Since I’ve been doing some more work on the True Children of Abraham Debate in the Gospel of John, I was looking through a rather old book on the subject of Aramaic Primacy (the late C. F. Burney’s “The Aramaic Origin of the Fourth Gospel”) and came across something that I had long since forgotten about the phrase טליא דאלהא (talyâ d’alâhâ) or “The Lamb of God.”
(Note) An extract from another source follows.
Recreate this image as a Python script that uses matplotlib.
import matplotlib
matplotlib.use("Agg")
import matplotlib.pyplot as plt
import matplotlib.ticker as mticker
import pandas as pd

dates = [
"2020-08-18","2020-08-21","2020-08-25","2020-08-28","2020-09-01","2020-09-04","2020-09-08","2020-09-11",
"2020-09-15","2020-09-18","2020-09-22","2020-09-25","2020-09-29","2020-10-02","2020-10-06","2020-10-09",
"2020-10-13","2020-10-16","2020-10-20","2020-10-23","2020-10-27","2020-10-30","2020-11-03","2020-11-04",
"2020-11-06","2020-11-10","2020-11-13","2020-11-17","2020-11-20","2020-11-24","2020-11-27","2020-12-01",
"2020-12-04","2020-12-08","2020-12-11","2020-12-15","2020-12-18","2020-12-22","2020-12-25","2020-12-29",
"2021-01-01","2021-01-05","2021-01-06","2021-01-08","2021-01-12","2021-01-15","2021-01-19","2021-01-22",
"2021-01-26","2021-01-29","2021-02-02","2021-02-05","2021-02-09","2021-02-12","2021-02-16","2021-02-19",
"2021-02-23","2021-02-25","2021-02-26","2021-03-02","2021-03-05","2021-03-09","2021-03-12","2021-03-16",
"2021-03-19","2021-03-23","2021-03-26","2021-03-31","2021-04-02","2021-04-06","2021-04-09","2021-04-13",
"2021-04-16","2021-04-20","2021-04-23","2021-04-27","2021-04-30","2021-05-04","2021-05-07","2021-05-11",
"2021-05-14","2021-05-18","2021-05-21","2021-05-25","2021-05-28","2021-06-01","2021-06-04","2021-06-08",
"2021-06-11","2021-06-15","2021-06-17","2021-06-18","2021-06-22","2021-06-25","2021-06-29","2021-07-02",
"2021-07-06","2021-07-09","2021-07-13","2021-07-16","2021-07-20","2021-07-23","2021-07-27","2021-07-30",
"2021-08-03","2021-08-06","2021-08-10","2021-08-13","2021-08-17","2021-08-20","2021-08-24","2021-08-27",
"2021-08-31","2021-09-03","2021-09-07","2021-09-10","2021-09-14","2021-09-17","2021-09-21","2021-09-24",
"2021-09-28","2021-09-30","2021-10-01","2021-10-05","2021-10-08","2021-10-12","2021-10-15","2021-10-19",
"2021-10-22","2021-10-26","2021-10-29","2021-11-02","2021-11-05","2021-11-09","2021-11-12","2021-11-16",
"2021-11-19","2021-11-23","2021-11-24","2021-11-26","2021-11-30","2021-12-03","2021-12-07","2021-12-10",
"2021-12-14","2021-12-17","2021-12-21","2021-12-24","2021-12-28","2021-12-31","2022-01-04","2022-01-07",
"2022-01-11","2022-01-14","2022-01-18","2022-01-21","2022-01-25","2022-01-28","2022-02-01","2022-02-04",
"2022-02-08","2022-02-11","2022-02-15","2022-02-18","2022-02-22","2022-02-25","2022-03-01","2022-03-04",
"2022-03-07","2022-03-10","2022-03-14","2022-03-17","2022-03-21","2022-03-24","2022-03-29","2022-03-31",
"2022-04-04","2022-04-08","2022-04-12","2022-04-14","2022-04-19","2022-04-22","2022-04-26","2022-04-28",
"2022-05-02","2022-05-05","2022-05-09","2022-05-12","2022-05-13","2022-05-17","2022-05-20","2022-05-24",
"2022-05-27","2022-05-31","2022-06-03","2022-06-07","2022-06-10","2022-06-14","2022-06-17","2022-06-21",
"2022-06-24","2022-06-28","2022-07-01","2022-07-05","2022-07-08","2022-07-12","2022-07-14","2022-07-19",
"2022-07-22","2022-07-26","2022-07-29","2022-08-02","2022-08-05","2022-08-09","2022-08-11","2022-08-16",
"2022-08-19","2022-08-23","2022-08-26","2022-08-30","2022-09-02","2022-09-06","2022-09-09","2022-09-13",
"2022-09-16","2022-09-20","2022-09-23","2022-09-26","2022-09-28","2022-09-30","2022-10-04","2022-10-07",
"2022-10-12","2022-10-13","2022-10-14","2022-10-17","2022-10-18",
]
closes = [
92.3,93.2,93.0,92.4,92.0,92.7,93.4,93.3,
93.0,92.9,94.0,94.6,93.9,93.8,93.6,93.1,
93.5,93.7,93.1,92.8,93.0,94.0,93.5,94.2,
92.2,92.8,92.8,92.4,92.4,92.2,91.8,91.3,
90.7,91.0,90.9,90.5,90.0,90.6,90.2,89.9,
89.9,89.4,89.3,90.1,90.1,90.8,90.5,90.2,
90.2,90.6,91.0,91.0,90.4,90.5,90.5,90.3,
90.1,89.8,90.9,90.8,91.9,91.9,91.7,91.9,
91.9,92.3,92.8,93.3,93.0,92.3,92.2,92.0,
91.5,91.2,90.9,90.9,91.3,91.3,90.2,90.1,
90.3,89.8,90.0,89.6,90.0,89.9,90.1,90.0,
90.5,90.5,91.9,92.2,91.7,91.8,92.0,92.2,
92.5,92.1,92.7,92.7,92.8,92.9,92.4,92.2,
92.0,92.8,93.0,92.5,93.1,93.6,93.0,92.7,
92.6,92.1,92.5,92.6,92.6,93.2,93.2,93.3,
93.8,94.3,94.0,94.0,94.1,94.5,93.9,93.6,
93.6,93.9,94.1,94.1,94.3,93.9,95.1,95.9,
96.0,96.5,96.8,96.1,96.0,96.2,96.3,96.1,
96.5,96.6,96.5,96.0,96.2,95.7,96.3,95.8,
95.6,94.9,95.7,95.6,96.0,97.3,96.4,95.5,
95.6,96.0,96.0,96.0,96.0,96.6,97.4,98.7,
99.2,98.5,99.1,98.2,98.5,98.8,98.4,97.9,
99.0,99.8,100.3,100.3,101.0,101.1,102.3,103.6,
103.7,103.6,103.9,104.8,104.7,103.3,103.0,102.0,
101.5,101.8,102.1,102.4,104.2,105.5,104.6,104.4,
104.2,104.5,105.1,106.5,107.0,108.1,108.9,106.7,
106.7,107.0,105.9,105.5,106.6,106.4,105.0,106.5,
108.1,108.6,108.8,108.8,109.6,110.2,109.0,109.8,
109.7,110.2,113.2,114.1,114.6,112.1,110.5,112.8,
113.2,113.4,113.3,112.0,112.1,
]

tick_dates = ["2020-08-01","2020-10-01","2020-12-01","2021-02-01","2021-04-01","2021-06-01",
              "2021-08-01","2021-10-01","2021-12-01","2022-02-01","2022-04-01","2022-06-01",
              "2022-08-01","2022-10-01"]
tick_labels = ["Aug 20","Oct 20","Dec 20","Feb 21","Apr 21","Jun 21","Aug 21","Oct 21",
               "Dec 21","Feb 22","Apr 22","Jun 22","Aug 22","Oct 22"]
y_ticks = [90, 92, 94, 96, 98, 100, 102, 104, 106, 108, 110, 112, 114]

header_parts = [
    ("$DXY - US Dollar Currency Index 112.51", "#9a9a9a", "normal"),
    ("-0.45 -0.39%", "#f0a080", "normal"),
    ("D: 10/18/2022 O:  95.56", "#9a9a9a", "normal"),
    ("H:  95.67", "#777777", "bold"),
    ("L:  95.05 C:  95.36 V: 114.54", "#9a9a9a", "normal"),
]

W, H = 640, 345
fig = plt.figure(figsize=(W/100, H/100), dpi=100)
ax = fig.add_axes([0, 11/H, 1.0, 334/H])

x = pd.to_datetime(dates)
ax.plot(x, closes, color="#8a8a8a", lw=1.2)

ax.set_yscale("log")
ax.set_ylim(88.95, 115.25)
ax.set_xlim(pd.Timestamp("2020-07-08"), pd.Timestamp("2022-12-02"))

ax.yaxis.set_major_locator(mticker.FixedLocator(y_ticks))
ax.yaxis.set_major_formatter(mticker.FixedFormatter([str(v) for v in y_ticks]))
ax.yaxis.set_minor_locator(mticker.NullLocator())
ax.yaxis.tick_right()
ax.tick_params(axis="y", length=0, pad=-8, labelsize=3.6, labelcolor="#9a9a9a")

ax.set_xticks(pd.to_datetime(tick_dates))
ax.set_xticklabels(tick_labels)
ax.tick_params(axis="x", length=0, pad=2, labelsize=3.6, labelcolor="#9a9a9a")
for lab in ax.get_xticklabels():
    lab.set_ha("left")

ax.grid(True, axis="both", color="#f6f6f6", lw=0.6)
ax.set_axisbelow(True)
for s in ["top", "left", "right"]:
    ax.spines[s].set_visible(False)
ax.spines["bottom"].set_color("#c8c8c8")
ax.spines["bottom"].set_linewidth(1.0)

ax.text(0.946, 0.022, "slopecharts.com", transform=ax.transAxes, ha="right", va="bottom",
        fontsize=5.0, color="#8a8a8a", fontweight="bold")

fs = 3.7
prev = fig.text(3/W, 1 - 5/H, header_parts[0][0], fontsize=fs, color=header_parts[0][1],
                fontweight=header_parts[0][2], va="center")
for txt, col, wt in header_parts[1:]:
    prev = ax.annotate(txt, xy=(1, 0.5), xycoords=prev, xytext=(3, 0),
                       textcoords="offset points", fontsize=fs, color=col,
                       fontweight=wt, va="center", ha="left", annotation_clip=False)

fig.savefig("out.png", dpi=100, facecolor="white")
In Galilean Aramaic, not only does talyâ mean “lamb,” but also “child” and “servant.” Burney’s argument was that this choice of words in John was a deliberate pun, which I’m finding more convincing as I research it. I have his full argument (since it’s now in the Public Domain) posted here:
The Lamb of God
2 thoughts on “The Lamb of God”
Excuse this comment on an ancient blog post of yours…
This post sent me off to the Hebrew of 2 Isaiah (Isaiah 40-55) for its “suffering servant” references. I’d been assured that 2 Isaiah uses a lot of Aramisms. “Servant” there doesn’t refer to a “lamb”; the word I see instead is ‘obdy (or, for the Muslims in your audience, ‘abdy). Pretty much what you’d expect.
With “lamb” becoming servant in Galilee, though, that sets the stage for 2 Isaiah’s servant to become the paschal sacrifice.
I have heard that the discovery of the meaning of talya as “son, servant, lamb” (contrary to Hebrew, where these words were different) was done by Eugenio Zolli (born Israel Zoller), the former Rabbi of Roma during the Nazi occupation.